REPUBLIKA.CO.ID, SEMARANG -- Pengamat politik Universitas Diponegoro (Undip) Semarang, Teguh Yuwono, mengatakan partai politik yang bersikap pragmatis tidak akan memedulikan tingginya tingkat golput (golongan putih).
"Bagi parpol yang pragmatis, golput semakin tinggi justru dianggap menguntungkan karena demokrasi menjadi murah. Harga untuk mendapatkan satu kursi legislatif jadi lebih murah," katanya di Semarang, Rabu (18/12).
Ia mencontohkan harga satu kursi DPR semula 10.000 suara, tetapi karena angka golputnya mencapai 50 persen maka harga satu kursi menjadi separuhnya karena yang dihitung hanya perolehan suara yang sah. Bagi parpol yang memilih pragmatis, kata dia, mereka tak perlu merasa susah menaikkan elektabilitas parpol untuk meraup perolehan suara lebih besar karena cukup mengandalkan partisipasi dari pemilih loyal.

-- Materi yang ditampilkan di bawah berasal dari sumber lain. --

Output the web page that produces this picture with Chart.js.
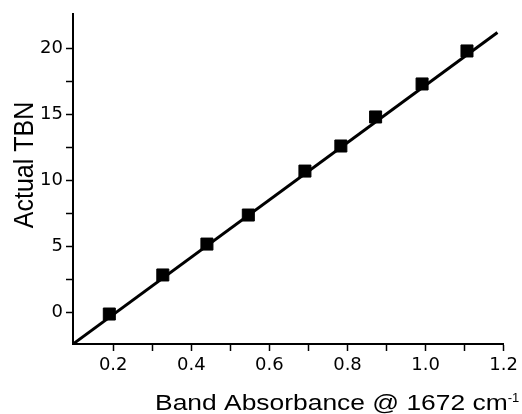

"Dari pandangan politik praktis ya seperti itu. Kalau parpolnya bersikap pragmatis, dipercaya atau tidak oleh masyarakat tidak masalah selama masih punya pemilih loyal. Malah politik jadi lebih murah," katanya.
Ditambah lagi, kata pengajar FISIP Undip tersebut, banyaknya kasus, terutama korupsi yang menjerat beberapa politisi elite parpol turut membuat kepercayaan masyarakat terhadap parpol menjadi rendah. "Parpol yang politisinya terjerat kan elektabilitasnya jadi turun, masyarakat jadi kecewa, kemudian memilih golput. Parpol lain yang relatif terbebas dari jerat kasus kan akan diuntungkan," katanya.
Menurut dia, sikap golput masyarakat juga tidak berpengaruh untuk memperbaiki kondisi karena hanya suara sah yang dihitung untuk mendapatkan kursi legislatif, dan justru membuat harga kursi semakin murah. "Memang, bagi parpol yang terjerat kasus berat untuk memulihkan kepercayaan masyarakat. Sekarang ini sedang yang mengalami kebangkrutan politik kan Partai Demokrat dan Partai Keadilan Sejahtera (PKS)."
Demokrat dan PKS berat untuk memulihkan kepercayaan masyarakat, katanya, sementara di sisi lain parpol-parpol lain, seperti PDI Perjuangan, Partai Golkar, dan Partai Gerindra sedang 'di atas angin'. "Untuk mengembalikan kepercayaan masyarakat, sebenarnya memang perlu adanya tokoh atau figur yang diterima publik, semisal PDI Perjuangan dengan Jokowi. Tetapi, kan tidak semua parpol punya," kata Teguh.